The request: Only the lines from the top of the listing below to the line that has "const toPoints = (xs: number[], ys: number[])" should be echoed, with both ends kept and pictures left out.

Source material:
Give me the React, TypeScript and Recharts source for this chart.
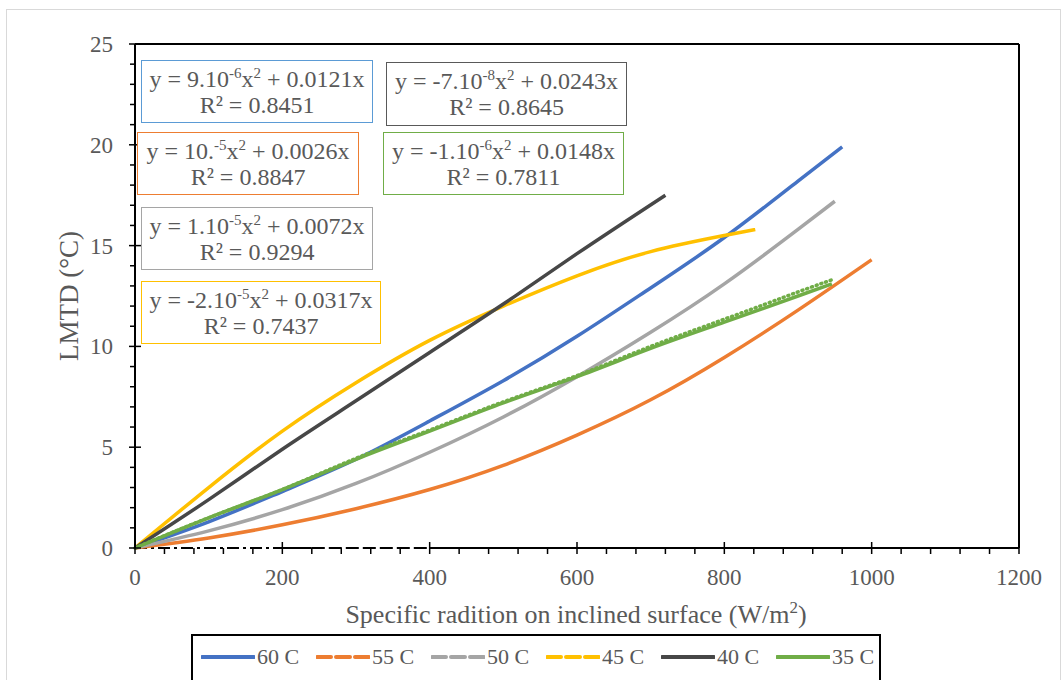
import { LineChart, Line, XAxis, YAxis, ReferenceLine } from "recharts";

const FONT = '"Liberation Serif", "Times New Roman", serif';
const TEXT = "#595959";

// readings: radiation (W/m2) -> LMTD (°C)
const radiation60 = [0, 100, 200, 300, 400, 500, 600, 700, 800, 900, 960];
const lmtd60 = [0, 1.3, 2.8, 4.4, 6.3, 8.3, 10.5, 12.9, 15.4, 18.2, 19.9];

const radiation55 = [0, 100, 200, 300, 400, 500, 600, 700, 800, 900, 1000];
const lmtd55 = [0, 0.5, 1.15, 1.95, 2.9, 4.1, 5.6, 7.35, 9.45, 11.8, 14.3];

const radiation50 = [0, 100, 200, 300, 400, 500, 600, 700, 800, 900, 950];
const lmtd50 = [0, 0.85, 1.9, 3.2, 4.75, 6.5, 8.5, 10.7, 13.1, 15.8, 17.2];

const radiation45 = [0, 100, 200, 300, 400, 500, 600, 700, 800, 842];
const lmtd45 = [0, 3.0, 5.8, 8.2, 10.3, 12.0, 13.5, 14.7, 15.5, 15.8];

const radiation40 = [0, 100, 200, 300, 400, 500, 600, 720];
const lmtd40 = [0, 2.4, 4.9, 7.3, 9.7, 12.1, 14.6, 17.5];

const radiation35 = [0, 100, 200, 300, 400, 500, 600, 700, 800, 900, 946];
const lmtd35 = [0, 1.5, 2.9, 4.4, 5.8, 7.2, 8.5, 9.9, 11.2, 12.5, 13.1];
// dotted trendline of 35 C, peeking just above the series near the end
const lmtd35Trend = [0, 1.5, 2.9, 4.45, 5.85, 7.25, 8.55, 10.0, 11.35, 12.7, 13.3];

const xMajor = [0, 200, 400, 600, 800, 1000, 1200];
const yMajor = [0, 5, 10, 15, 20, 25];
const xTicks = Array.from({ length: 31 }, (_, i) => i * 40);
const yTicks = Array.from({ length: 26 }, (_, i) => i);

const toPoints = (xs: number[], ys: number[]) => xs.map((x, i) => ({ x, y: ys[i] }));

const series = [
  { name: "60 C", color: "#4472C4", dash: undefined, data: toPoints(radiation60, lmtd60) },
  { name: "55 C", color: "#ED7D31", dash: "14 5", data: toPoints(radiation55, lmtd55) },
  { name: "50 C", color: "#A5A5A5", dash: "14 5", data: toPoints(radiation50, lmtd50) },
  { name: "45 C", color: "#FFC000", dash: "14 5", data: toPoints(radiation45, lmtd45) },
  { name: "40 C", color: "#474747", dash: undefined, data: toPoints(radiation40, lmtd40) },
  { name: "35 C", color: "#70AD47", dash: undefined, data: toPoints(radiation35, lmtd35) },
];

type Eq = { a: string; exp: string; b: string; r2: string; border: string; box: [number, number, number, number] };
const equations: Eq[] = [
  { a: "9.10", exp: "-6", b: "0.0121x", r2: "0.8451", border: "#5B9BD5", box: [141, 60, 373, 123] },
  { a: "10.", exp: "-5", b: "0.0026x", r2: "0.8847", border: "#ED7D31", box: [137, 132, 359, 195] },
  { a: "1.10", exp: "-5", b: "0.0072x", r2: "0.9294", border: "#A5A5A5", box: [141, 207, 373, 270] },
  { a: "-2.10", exp: "-5", b: "0.0317x", r2: "0.7437", border: "#FFC000", box: [141, 281, 381, 344] },
  { a: "-7.10", exp: "-8", b: "0.0243x", r2: "0.8645", border: "#595959", box: [386, 62, 627, 126] },
  { a: "-1.10", exp: "-6", b: "0.0148x", r2: "0.7811", border: "#70AD47", box: [383, 132, 624, 195] },
];

const sup = { fontSize: 15, verticalAlign: "super", lineHeight: 0 } as const;

function YTick(props: any) {
  const { x, y, payload } = props;
  const major = yMajor.includes(payload.value);
  return (
    <g>
      <line x1={major ? x - 6 : x - 5} x2={major ? x + 6 : x} y1={y} y2={y} stroke="#000" strokeWidth={1.5} />
      {major && (
        <text x={x - 22} y={y} dy="0.35em" textAnchor="end" fontFamily={FONT} fontSize={23} fill={TEXT}>
          {payload.value}
        </text>
      )}
    </g>
  );
}

function XTick(props: any) {
  const { x, y, payload } = props;
  const major = xMajor.includes(payload.value);
  return (
    <g>
      <line x1={x} x2={x} y1={major ? y - 6 : y} y2={y + 6} stroke="#000" strokeWidth={1.5} />
      {major && (
        <text x={x} y={y + 29} dy="0.35em" textAnchor="middle" fontFamily={FONT} fontSize={23} fill={TEXT}>
          {payload.value}
        </text>
      )}
    </g>
  );
}

export default function App() {
  return (
    <div style={{ position: "fixed", left: 0, top: 0, width: 1063, height: 680, background: "#fff", overflow: "hidden", fontFamily: FONT }}>
      <div style={{ position: "absolute", left: 6, top: 9, width: 1053, height: 720, border: "1.5px solid #D9D9D9" }} />
      <LineChart
        width={1063}
        height={680}
        margin={{ top: 44, right: 44, left: 75, bottom: 102 }}
        style={{ position: "absolute", left: 0, top: 0 }}
      >
        <XAxis
          type="number"
          dataKey="x"
          domain={[0, 1200]}
          ticks={xTicks}
          interval={0}
          height={30}
          tickSize={0}
          tickMargin={0}
          tickLine={false}
          tick={<XTick />}
          axisLine={false}
        />
        <YAxis
          type="number"
          domain={[0, 25]}
          ticks={yTicks}
          interval={0}
          width={60}
          tickSize={0}
          tickMargin={0}
          tickLine={false}
          tick={<YTick />}
          axisLine={{ stroke: "#000", strokeWidth: 2 }}
        />
        {/* plot frame: top and right edges */}
        <ReferenceLine y={25} stroke="#000" strokeWidth={2} />
        <ReferenceLine x={1200} stroke="#000" strokeWidth={2} />
        {/* x axis line, broken near the origin as in the source */}
        <ReferenceLine segment={[{ x: 0, y: 0 }, { x: 200, y: 0 }]} stroke="#000" strokeWidth={2} strokeDasharray="12 4 3 4" />
        <ReferenceLine segment={[{ x: 200, y: 0 }, { x: 240, y: 0 }]} stroke="#000" strokeWidth={2} />
        <ReferenceLine segment={[{ x: 240, y: 0 }, { x: 400, y: 0 }]} stroke="#000" strokeWidth={2} strokeDasharray="13 4" />
        <ReferenceLine segment={[{ x: 400, y: 0 }, { x: 1200, y: 0 }]} stroke="#000" strokeWidth={2} />
        {series.map((s) => (
          <Line
            key={s.name}
            data={s.data}
            dataKey="y"
            name={s.name}
            type="natural"
            stroke={s.color}
            strokeWidth={3.5}
            dot={false}
            isAnimationActive={false}
          />
        ))}
        <Line
          data={toPoints(radiation35, lmtd35Trend)}
          dataKey="y"
          name="35 C trend"
          type="natural"
          stroke="#70AD47"
          strokeWidth={3.5}
          strokeDasharray="1 4"
          strokeLinecap="round"
          dot={false}
          isAnimationActive={false}
        />
      </LineChart>

      {equations.map((e, i) => (
        <div
          key={i}
          style={{
            position: "absolute",
            left: e.box[0],
            top: e.box[1],
            width: e.box[2] - e.box[0],
            height: e.box[3] - e.box[1],
            boxSizing: "border-box",
            border: `1.5px solid ${e.border}`,
            background: "#fff",
            color: TEXT,
            fontSize: 24,
            lineHeight: "26px",
            textAlign: "center",
            paddingTop: 5,
            whiteSpace: "nowrap",
          }}
        >
          <div>
            y = {e.a}
            <span style={sup}>{e.exp}</span>x<span style={sup}>2</span> + {e.b}
          </div>
          <div>R² = {e.r2}</div>
        </div>
      ))}

      <div
        style={{
          position: "absolute",
          left: 69,
          top: 296,
          transform: "translate(-50%, -50%) rotate(-90deg)",
          color: TEXT,
          fontSize: 27,
          whiteSpace: "nowrap",
        }}
      >
        LMTD (°C)
      </div>
      <div
        style={{
          position: "absolute",
          left: 576,
          top: 615,
          transform: "translate(-50%, -50%)",
          color: TEXT,
          fontSize: 26,
          whiteSpace: "nowrap",
        }}
      >
        Specific radition on inclined surface (W/m<span style={{ fontSize: 17, verticalAlign: "super", lineHeight: 0 }}>2</span>)
      </div>

      <div
        style={{
          position: "absolute",
          left: 191,
          top: 634,
          width: 690,
          height: 80,
          boxSizing: "border-box",
          border: "2px solid #000",
          background: "#fff",
        }}
      >
        {series.map((s, i) => (
          <div
            key={s.name}
            style={{ position: "absolute", left: 8 + i * 115, top: 6, height: 30, display: "flex", alignItems: "center", whiteSpace: "nowrap" }}
          >
            <svg width={54} height={10}>
              <line x1={1} x2={53} y1={5} y2={5} stroke={s.color} strokeWidth={4} strokeDasharray={s.dash} strokeLinecap="round" />
            </svg>
            <span style={{ color: TEXT, fontSize: 22, marginLeft: 2 }}>{s.name}</span>
          </div>
        ))}
      </div>
    </div>
  );
}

Complete output:
Give me the React, TypeScript and Recharts source for this chart.
import { LineChart, Line, XAxis, YAxis, ReferenceLine } from "recharts";

const FONT = '"Liberation Serif", "Times New Roman", serif';
const TEXT = "#595959";

// readings: radiation (W/m2) -> LMTD (°C)
const radiation60 = [0, 100, 200, 300, 400, 500, 600, 700, 800, 900, 960];
const lmtd60 = [0, 1.3, 2.8, 4.4, 6.3, 8.3, 10.5, 12.9, 15.4, 18.2, 19.9];

const radiation55 = [0, 100, 200, 300, 400, 500, 600, 700, 800, 900, 1000];
const lmtd55 = [0, 0.5, 1.15, 1.95, 2.9, 4.1, 5.6, 7.35, 9.45, 11.8, 14.3];

const radiation50 = [0, 100, 200, 300, 400, 500, 600, 700, 800, 900, 950];
const lmtd50 = [0, 0.85, 1.9, 3.2, 4.75, 6.5, 8.5, 10.7, 13.1, 15.8, 17.2];

const radiation45 = [0, 100, 200, 300, 400, 500, 600, 700, 800, 842];
const lmtd45 = [0, 3.0, 5.8, 8.2, 10.3, 12.0, 13.5, 14.7, 15.5, 15.8];

const radiation40 = [0, 100, 200, 300, 400, 500, 600, 720];
const lmtd40 = [0, 2.4, 4.9, 7.3, 9.7, 12.1, 14.6, 17.5];

const radiation35 = [0, 100, 200, 300, 400, 500, 600, 700, 800, 900, 946];
const lmtd35 = [0, 1.5, 2.9, 4.4, 5.8, 7.2, 8.5, 9.9, 11.2, 12.5, 13.1];
// dotted trendline of 35 C, peeking just above the series near the end
const lmtd35Trend = [0, 1.5, 2.9, 4.45, 5.85, 7.25, 8.55, 10.0, 11.35, 12.7, 13.3];

const xMajor = [0, 200, 400, 600, 800, 1000, 1200];
const yMajor = [0, 5, 10, 15, 20, 25];
const xTicks = Array.from({ length: 31 }, (_, i) => i * 40);
const yTicks = Array.from({ length: 26 }, (_, i) => i);

const toPoints = (xs: number[], ys: number[]) => xs.map((x, i) => ({ x, y: ys[i] }));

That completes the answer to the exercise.